THE EXERCISE » Search the material below for the string "this" and list each line that holds it.

***** INPUT DATA *****

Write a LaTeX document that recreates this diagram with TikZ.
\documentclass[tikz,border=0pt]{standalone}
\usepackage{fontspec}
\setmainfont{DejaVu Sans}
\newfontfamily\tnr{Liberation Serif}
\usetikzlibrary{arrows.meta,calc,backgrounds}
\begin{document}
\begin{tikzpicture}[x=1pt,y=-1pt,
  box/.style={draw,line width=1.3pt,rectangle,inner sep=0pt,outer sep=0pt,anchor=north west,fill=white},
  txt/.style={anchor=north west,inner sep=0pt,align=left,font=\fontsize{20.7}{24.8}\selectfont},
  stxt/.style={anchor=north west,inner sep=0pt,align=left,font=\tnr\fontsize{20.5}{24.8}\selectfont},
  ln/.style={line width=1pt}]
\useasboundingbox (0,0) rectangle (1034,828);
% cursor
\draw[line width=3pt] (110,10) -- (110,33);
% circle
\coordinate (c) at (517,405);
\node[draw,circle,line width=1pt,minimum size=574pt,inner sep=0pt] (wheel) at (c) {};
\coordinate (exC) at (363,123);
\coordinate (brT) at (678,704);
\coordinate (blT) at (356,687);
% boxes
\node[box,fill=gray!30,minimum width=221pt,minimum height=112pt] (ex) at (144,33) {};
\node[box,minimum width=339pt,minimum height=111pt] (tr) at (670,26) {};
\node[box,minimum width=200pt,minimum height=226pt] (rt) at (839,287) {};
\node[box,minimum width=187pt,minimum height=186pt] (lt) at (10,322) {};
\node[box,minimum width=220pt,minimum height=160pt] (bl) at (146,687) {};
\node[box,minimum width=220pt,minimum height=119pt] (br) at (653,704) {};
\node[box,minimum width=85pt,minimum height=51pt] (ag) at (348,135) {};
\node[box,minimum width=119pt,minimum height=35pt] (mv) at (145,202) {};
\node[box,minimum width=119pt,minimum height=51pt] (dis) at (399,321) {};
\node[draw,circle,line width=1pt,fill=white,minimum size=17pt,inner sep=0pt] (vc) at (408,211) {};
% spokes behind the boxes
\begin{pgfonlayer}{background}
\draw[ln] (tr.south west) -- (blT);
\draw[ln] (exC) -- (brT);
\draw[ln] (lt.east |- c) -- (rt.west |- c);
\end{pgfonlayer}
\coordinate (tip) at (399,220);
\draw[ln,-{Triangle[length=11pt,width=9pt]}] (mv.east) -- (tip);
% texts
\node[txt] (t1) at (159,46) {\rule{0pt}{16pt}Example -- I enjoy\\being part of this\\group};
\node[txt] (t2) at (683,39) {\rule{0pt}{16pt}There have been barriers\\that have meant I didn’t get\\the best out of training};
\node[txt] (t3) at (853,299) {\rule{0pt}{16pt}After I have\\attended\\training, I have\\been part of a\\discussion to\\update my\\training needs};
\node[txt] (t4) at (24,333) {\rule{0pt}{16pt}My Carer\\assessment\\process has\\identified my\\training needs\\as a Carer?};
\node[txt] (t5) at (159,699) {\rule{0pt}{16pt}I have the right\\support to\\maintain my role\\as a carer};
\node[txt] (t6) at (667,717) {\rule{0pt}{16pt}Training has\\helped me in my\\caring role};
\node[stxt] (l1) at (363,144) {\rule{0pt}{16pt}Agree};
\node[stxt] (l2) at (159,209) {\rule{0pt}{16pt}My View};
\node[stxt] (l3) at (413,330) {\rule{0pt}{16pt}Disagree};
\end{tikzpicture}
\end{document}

*****
***** INPUT DATA *****

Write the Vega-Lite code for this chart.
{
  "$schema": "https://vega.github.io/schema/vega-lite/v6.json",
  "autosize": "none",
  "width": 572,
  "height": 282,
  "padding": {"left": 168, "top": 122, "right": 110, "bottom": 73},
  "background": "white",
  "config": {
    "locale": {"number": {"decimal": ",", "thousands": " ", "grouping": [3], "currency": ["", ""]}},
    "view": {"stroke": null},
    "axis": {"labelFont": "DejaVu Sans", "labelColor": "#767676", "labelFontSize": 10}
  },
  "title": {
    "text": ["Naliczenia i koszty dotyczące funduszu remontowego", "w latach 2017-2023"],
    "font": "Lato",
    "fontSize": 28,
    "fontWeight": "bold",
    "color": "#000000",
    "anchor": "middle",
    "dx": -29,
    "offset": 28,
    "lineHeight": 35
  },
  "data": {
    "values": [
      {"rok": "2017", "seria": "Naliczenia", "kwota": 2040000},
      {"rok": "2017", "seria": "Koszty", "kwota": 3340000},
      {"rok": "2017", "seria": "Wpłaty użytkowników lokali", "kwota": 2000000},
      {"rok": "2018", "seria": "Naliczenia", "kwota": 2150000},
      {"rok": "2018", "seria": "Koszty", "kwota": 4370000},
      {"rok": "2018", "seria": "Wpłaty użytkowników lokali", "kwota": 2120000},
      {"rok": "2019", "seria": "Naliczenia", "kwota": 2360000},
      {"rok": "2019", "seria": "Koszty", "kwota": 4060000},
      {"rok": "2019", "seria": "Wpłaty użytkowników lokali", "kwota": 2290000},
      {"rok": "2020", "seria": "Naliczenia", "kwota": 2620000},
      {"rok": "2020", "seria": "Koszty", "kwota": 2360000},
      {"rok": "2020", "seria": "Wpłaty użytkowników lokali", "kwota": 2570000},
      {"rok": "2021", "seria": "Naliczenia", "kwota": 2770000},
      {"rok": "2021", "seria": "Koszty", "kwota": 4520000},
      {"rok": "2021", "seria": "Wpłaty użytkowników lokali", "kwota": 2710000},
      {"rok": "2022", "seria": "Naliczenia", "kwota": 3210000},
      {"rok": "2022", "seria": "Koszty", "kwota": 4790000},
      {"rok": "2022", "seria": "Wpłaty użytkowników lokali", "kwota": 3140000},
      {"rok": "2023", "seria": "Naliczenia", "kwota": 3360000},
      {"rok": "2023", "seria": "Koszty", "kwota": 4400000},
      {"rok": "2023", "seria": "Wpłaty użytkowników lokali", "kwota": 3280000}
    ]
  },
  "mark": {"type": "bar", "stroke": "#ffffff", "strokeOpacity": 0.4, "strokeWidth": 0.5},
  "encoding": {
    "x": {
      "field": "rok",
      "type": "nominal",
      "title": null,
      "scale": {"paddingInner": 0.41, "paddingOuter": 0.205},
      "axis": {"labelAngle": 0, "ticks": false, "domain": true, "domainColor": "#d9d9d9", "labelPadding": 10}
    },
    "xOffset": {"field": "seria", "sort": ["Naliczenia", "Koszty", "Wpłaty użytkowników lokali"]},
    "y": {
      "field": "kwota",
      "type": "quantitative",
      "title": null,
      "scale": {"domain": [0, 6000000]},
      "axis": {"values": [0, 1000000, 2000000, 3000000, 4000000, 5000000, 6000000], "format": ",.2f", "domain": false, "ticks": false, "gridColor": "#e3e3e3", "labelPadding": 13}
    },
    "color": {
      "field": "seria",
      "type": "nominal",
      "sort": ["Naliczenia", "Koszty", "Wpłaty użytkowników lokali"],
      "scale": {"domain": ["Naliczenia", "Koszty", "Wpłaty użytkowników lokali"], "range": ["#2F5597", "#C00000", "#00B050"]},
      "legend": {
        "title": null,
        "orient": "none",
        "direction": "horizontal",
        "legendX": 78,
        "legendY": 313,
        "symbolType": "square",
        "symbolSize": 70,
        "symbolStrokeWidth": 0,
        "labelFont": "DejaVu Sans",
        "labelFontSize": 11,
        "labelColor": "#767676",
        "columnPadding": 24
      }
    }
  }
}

*****

SOLVED PROBLEM »
Write a LaTeX document that recreates this diagram with TikZ.
\node[txt] (t1) at (159,46) {\rule{0pt}{16pt}Example -- I enjoy\\being part of this\\group};
Write the Vega-Lite code for this chart.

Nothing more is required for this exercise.